Thursday, March 31, 2005

undead Apache processes

Beware of surviving Apache processes that you thought you had stopped.

I just had a miserable time making some changes to httpd.conf on an Apache (1.3)/Windows installation. After making each change, I'd stop/start Apache and test the page with a browser to see if I'd mucked httpd.conf up fatally. The trouble is that I got a lot of false readings with this test, which confused me horribly. (Make change X; page works. Make change Y; page doesn't work. Undo change Y; page doesn't work. Undo change X; page doesn't work. Scream.)

It turns out that, although I'd executed 'apache stop' properly (I think), there were quite a few apache.exe processes lurking alive in the Task Manager's Processes tab. Apparently they were the source of the trouble, because killing them manually during my stop/starts eliminated my false test results.

Wednesday, March 30, 2005

Oracle 10g upgrade woes

I really ought to initiate a blog with a non-grumpy post! Oh, well. You should have been here a month ago when everything was sweetness and light.

I'm the early-adopter type. I upgraded to 9i pretty early on, and it went well. A couple weeks ago, I upgraded to Oracle 10g. This time, it hasn't gone very well.

At first, performance was absolutely miserable - the CPU was 100% busy and stayed there. But that was my fault. Shame on me, I had accepted the init.ora parameters written by DBCA. Fixing some of them (cursor_space_for_time, sga_max_size, sga_target, fast_start_mttr_target, cursor_sharing, session_cached_cursors) corrected that. I know that's my responsibility, but I'm really surprised that neglecting it caused such an utter CPU jam.

Then, last night, the database started dumping lots of "ORA-04021: timeout occurred while waiting to lock object" errors into the alert log and refusing to do anything whatsoever. The associated trace files mean nothing: "No current SQL statement being executed." I shouldn't have to be looking at binary stack dumps, dangit. At the time, I was trying to do a full export with EXP; I don't know whether that caused the problem. Supposedly, you can still use EXP with 10g, but I wonder if Oracle has stopped bug-checking it vigorously. Tonight, I'll switch to EXPDP.

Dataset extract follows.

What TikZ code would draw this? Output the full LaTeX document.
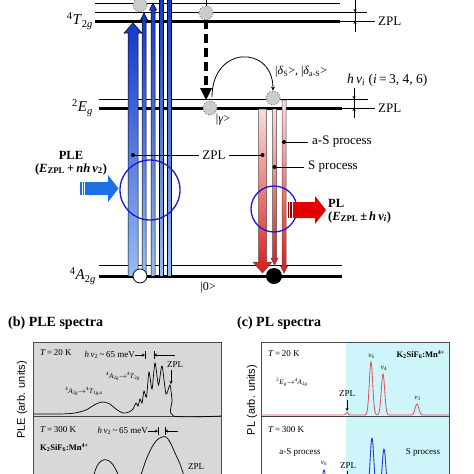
\documentclass[tikz,border=0pt]{standalone}
\usepackage{fontspec}
\setmainfont{Liberation Serif}
\newfontfamily\arialf{Liberation Sans}
\usetikzlibrary{arrows.meta}
\definecolor{bdark}{RGB}{20,55,200}
\definecolor{blight}{RGB}{150,190,245}
\definecolor{pleblue}{RGB}{30,110,230}
\definecolor{rdark}{RGB}{225,25,25}
\definecolor{rlight}{RGB}{250,220,220}
\definecolor{circblue}{RGB}{25,25,205}
\definecolor{cyanbg}{RGB}{205,245,250}
\definecolor{panelgray}{RGB}{216,216,216}
\definecolor{plred}{RGB}{225,80,80}
\definecolor{plblue}{RGB}{40,60,220}
\begin{document}
\begin{tikzpicture}[x=1pt,y=-1pt,
  lvl/.style={line width=0.8pt},
  lvlthick/.style={line width=3pt},
  lbl/.style={font=\fontsize{13}{15}\selectfont, inner sep=0pt},
  statelbl/.style={font=\fontsize{12}{14}\selectfont, inner sep=0pt},
  lvllbl/.style={font=\fontsize{15}{17}\selectfont, inner sep=0pt, anchor=east},
  boldlbl/.style={font=\fontsize{12.5}{14}\selectfont\bfseries, inner sep=0pt},
  small/.style={font=\fontsize{9}{11}\selectfont, inner sep=0pt},
  tiny/.style={font=\fontsize{7}{8}\selectfont, inner sep=0pt},
  title/.style={font=\fontsize{14}{16}\selectfont\bfseries, inner sep=0pt, anchor=west},
  axlbl/.style={font=\arialf\fontsize{11}{13}\selectfont, inner sep=0pt, rotate=90},
  graycirc/.style={circle, minimum size=14pt, inner sep=0pt, fill=gray!40, draw=gray!70!black, dotted, line width=0.8pt},
  bar/.style={draw=black, line width=0.5pt, top color=bdark, bottom color=blight},
  rbar/.style={draw=black!70, line width=0.5pt, top color=rlight, bottom color=rdark},
  tip/.style={-{Stealth[length=3pt,width=3pt]}, line width=0.5pt},
  leader/.style={line width=0.6pt},
  spec/.style={line width=0.7pt},
  ring/.style={draw=circblue, line width=1.3pt},
]
\path[use as bounding box] (0,0) rectangle (474,474);
\clip (0,0) rectangle (474,474);

% ---------- energy levels ----------
\draw[lvl] (95,3) -- (340,3);
\draw[lvl] (95,12) -- (367,12);
\draw[lvlthick] (95,21) -- (340,21);
\draw[lvl] (340,21) coordinate (zA) -- (375,21) coordinate (zB);
\node[lbl, anchor=west] (zpl1) at (378,21) {ZPL};
\node[lvllbl] (t2g) at (93,21) {\textsuperscript{4}\textit{T}\textsubscript{2\textit{g}}};

\draw[lvl] (99,99) -- (368,99);
\draw[lvlthick] (99,108) -- (342,108);
\draw[lvl] (342,108) -- (375,108);
\node[lbl, anchor=west] (zpl2) at (378,108) {ZPL};
\node[lvllbl] (eg) at (93,108) {\textsuperscript{2}\textit{E}\textsubscript{\textit{g}}};

\draw[lvl] (99,265) -- (342,265);
\draw[lvlthick] (99,276) -- (342,276);
\node[lvllbl] (a2g) at (96,276) {\textsuperscript{4}\textit{A}\textsubscript{2\textit{g}}};

% dimension markers
\coordinate (d1t) at (355,-1); \coordinate (d1b) at (355,32);
\draw[line width=0.6pt] (d1t) -- (d1b);
\draw[tip] (355,3) -- (355,12);
\draw[tip] (355,30) -- (355,21);
\coordinate (d2t) at (354,88); \coordinate (d2b) at (354,118);
\draw[line width=0.6pt] (d2t) -- (d2b);
\draw[tip] (354,90) -- (354,99);
\draw[tip] (354,117) -- (354,108);

% ---------- blue excitation arrows ----------
\path[bar] (128,276) -- (128,33) -- (124,33) -- (133,23) -- (142,33) -- (138,33) -- (138,276) -- cycle;
\path[bar] (142,276) -- (142,20) -- (140.5,20) -- (144,13) -- (147.5,20) -- (146,20) -- (146,276) -- cycle;
\path[bar] (151,276) -- (151,10) -- (149.5,10) -- (153,3) -- (156.5,10) -- (155,10) -- (155,276) -- cycle;
\path[bar] (159,276) rectangle (163,-2);
\path[bar] (167,276) rectangle (171,-2);

% ---------- red emission arrows ----------
\path[rbar] (258.5,109) -- (258.5,262) -- (253,262) -- (262.5,273) -- (272,262) -- (266.5,262) -- (266.5,109) -- cycle;
\path[rbar] (272.5,109) -- (272.5,258) -- (271,258) -- (274.5,265) -- (278,258) -- (276.5,258) -- (276.5,109) -- cycle;
\path[rbar] (282,100) -- (282,266) -- (280.5,266) -- (284,273) -- (287.5,266) -- (286,266) -- (286,100) -- cycle;

% ---------- state circles ----------
\node[graycirc] (c1) at (140,5) {};
\node[graycirc] (c2) at (206,13) {};
\node[graycirc] (gam) at (210,108) {};
\node[graycirc] (del) at (273,98) {};
\node[circle, minimum size=14pt, inner sep=0pt, fill=white, draw=black, line width=0.8pt] (g0) at (140,276) {};
\node[circle, minimum size=16pt, inner sep=0pt, fill=black] (g1) at (274,276) {};

% non-radiative dashed arrow
\draw[line width=0.8pt] (206,-2) -- (c2.north);
\draw[line width=3.5pt, dash pattern=on 9pt off 5pt] (c2.south) -- (206,88);
\fill (200,88) -- (212,88) -- (206,100) -- cycle;

% arc to delta states
\draw[line width=0.8pt, -{Stealth[length=4pt,width=4pt]}] (212,97) .. controls (212,45) and (273,45) .. (del.north);

% labels
\node[statelbl] (gl) at (223,120) {|\textit{γ}>};
\node[statelbl, anchor=west] (dl) at (275,72) {|\textit{δ}\textsubscript{S}>, |\textit{δ}\textsubscript{a-S}>};
\node[lbl, anchor=west, font=\fontsize{13.5}{15}\selectfont] (hnu) at (347,80) {\textit{h}\,\textit{ν}\textsubscript{\textit{i}} (\textit{i}\,=\,3, 4, 6)};
\node[statelbl] (zero) at (208,288) {|0>};

% leaders
\fill (133,155) circle (2pt) coordinate (dZb);
\fill (262.5,155) circle (2pt) coordinate (dZr);
\fill (284,142) circle (2pt) coordinate (daS);
\fill (274.5,167) circle (2pt) coordinate (dS);
\node[lbl] (zplmid) at (214,155) {ZPL};
\draw[leader] (dZb) -- (199,155);
\draw[leader] (229,155) -- (dZr);
\node[lbl, anchor=west] (aSp) at (312,142) {a-S process};
\draw[leader] (daS) -- (308,142);
\node[lbl, anchor=west] (Sp) at (308,167) {S process};
\draw[leader] (dS) -- (304,167);

% rings
\draw[ring] (150,190) circle (30);
\draw[ring] (274,209) circle (23);

% PLE block arrow
\fill[pleblue] (87,182) -- (108,182) -- (108,175) -- (118.5,188.5) -- (108,202) -- (108,195) -- (87,195) -- cycle;
\fill[pleblue] (80,182) rectangle (81.5,195);
\fill[pleblue] (82.7,182) rectangle (84.2,195);
\fill[pleblue] (85.4,182) rectangle (86.6,195);
\node[boldlbl] (ple) at (71,155) {PLE};
\node[boldlbl] (plef) at (71,169) {(\textit{E}\textsubscript{ZPL}\,+\,\textit{nh}\,\textit{ν}\textsubscript{2})};

% PL block arrow
\fill[red!90!black] (293,202) -- (315,202) -- (315,196) -- (326,210) -- (315,224) -- (315,218) -- (293,218) -- cycle;
\fill[red!60!black] (288,202) rectangle (289.3,218);
\fill[red!60!black] (290.3,202) rectangle (291.6,218);
\node[boldlbl, anchor=west] (pl) at (328,203) {PL};
\node[boldlbl, anchor=west] (plf) at (328,217) {(\textit{E}\textsubscript{ZPL}\,±\,\textit{h}\,\textit{ν}\textsubscript{\textit{i}})};

% ---------- panel (b) ----------
\node[title] (tb) at (8,323) {(b) PLE spectra};
\draw[fill=panelgray, draw=gray!60!black, line width=0.8pt] (33,342) rectangle (221,480);
\draw[gray!50!black, line width=0.7pt] (33,416) -- (221,416);
\node[axlbl] (yb) at (22,400) {PLE (arb. units)};
\draw[spec] plot[smooth, tension=0.45] coordinates {(33,414) (60,414) (75,413) (86,410) (95,404.5) (102,402) (109,403.5) (116,409) (123,413) (129,412) (133,409) (136,403) (138,406) (140,399) (142,403) (144,391) (146.5,397) (149,372) (152,389) (155,363) (158.5,385) (162,366) (166,394) (170,385) (172,400) (173.5,416) (221,416)};
\begin{scope}
\clip (33,342) rectangle (221,474);
\draw[spec] plot[smooth, tension=0.5] coordinates {(140,478) (146,460) (152,447) (157,440) (162,437) (166,437) (170,442) (175,453) (180,464) (184,476)};
\draw[spec] plot[smooth, tension=0.6] coordinates {(93,478) (97,466) (102,460.5) (107,460) (112,463.5) (117,472) (119,478)};
\end{scope}
\node[small, anchor=west] (tb20) at (40,353) {\textit{T}\,=\,20 K};
\node[small, anchor=east] (hb20) at (135,355) {\textit{h}\,\textit{ν}\textsubscript{2}\,\textasciitilde\,65 meV};
\draw[tip] (hb20.east) -- (145,355);
\draw[tip] (175,355) -- (154,355);
\draw[line width=0.5pt] (145,351) -- (145,359) (154,351) -- (154,359);
\node[small] (zb20) at (175,365) {ZPL};
\draw[tip] (171,370) -- (171,384);
\node[tiny] (tr1) at (123,376) {\textsuperscript{4}\textit{A}\textsubscript{2\textit{g}}$\rightarrow$\textsuperscript{4}\textit{T}\textsubscript{2\textit{g}}};
\node[tiny] (tr2) at (84,391) {\textsuperscript{4}\textit{A}\textsubscript{2\textit{g}}$\rightarrow$\textsuperscript{4}\textit{T}\textsubscript{1\textit{g},\textit{a}}};
\node[small, anchor=west] (tb300) at (40,430) {\textit{T}\,=\,300 K};
\node[small, anchor=east] (hb300) at (148,431) {\textit{h}\,\textit{ν}\textsubscript{2}\,\textasciitilde\,65 meV};
\draw[tip] (hb300.east) -- (158,431);
\draw[tip] (178,431) -- (165,431);
\draw[line width=0.5pt] (158,427) -- (158,435) (165,427) -- (165,435);
\node[small, font=\fontsize{8.5}{10}\selectfont\bfseries, anchor=west] (kb) at (40,448) {K\textsubscript{2}SiF\textsubscript{6}:Mn\textsuperscript{4+}};
\node[small] (zb300) at (196,467) {ZPL};

% ---------- panel (c) ----------
\node[title] (tc) at (237,323) {(c) PL spectra};
\fill[white] (261,342) rectangle (346,480);
\fill[cyanbg] (346,342) rectangle (449,480);
\draw[draw=gray!60!black, line width=0.8pt] (261,342) rectangle (449,480);
\draw[gray!50!black, line width=0.7pt] (261,416) -- (449,416);
\node[axlbl] (yc) at (252,400) {PL (arb. units)};
\begin{scope}
\clip (261,342) rectangle (449,474);
\draw[plred, line width=0.8pt] plot[domain=261:449, samples=380] (\x, {415 - 53*exp(-((\x-371)/2.4)^2) - 41*exp(-((\x-383)/2.4)^2) - 11*exp(-((\x-417)/2.6)^2) - 2.5*exp(-((\x-347)/1.5)^2)});
\draw[plblue, line width=0.9pt] plot[domain=300:420, samples=300] (\x, {492 - 54*exp(-((\x-372)/2.6)^2) - 43*exp(-((\x-384)/2.6)^2) - 22*exp(-((\x-324)/2.4)^2)});
\end{scope}
\node[small, anchor=west] (tc20) at (268,354) {\textit{T}\,=\,20 K};
\node[font=\fontsize{8.5}{10}\selectfont\bfseries, inner sep=0pt, anchor=east] (kc) at (445,355) {K\textsubscript{2}SiF\textsubscript{6}:Mn\textsuperscript{4+}};
\node[tiny] (trc) at (292,382) {\textsuperscript{2}\textit{E}\textsubscript{\textit{g}}$\rightarrow$\textsuperscript{4}\textit{A}\textsubscript{2\textit{g}}};
\node[small] (zc20) at (347,394) {ZPL};
\draw[tip] (347,400) -- (347,411);
\node[tiny] (n6) at (371.5,356) {\textit{ν}\textsubscript{6}};
\node[tiny] (n4) at (384,368) {\textit{ν}\textsubscript{4}};
\node[tiny] (n3) at (417.5,398) {\textit{ν}\textsubscript{3}};
\node[small, anchor=west] (tc300) at (268,430) {\textit{T}\,=\,300 K};
\node[small] (aSc) at (300,452) {a-S process};
\node[small] (Sc) at (423,452) {S process};
\node[tiny] (n6b) at (324,463) {\textit{ν}\textsubscript{6}};
\node[small] (zc300) at (348,466) {ZPL};
\draw[line width=0.5pt] (347,471) -- (347,476);
\end{tikzpicture}
\end{document}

There were also many unhandled PL/SQL exceptions in packages like WKSYS.WK_JOB - packages that Oracle supplied and that I don't even know what they're doing. Oracle's ever-increasing sophistication means that it's always doing more and more stuff behind my back; with 10g, that stuff sometimes clogs the performance, and sometimes it contains errors. I am not impressed. Postgresql looks more appealing all the time.

The problem might be that I'm one patch behind - I'm at 10.1.0.2, not 10.1.0.3. The patch procedure is pretty involved, though - a lot more involved than it ought to be, for a top-dollar product, IMHO. It will mean a couple hours of downtime, which means it should be done in the middle of the night or on a weekend. I wouldn't mind that, but as a contractor, I'm not allowed to be in the building at those times without dragging my supervisor in to babysit me.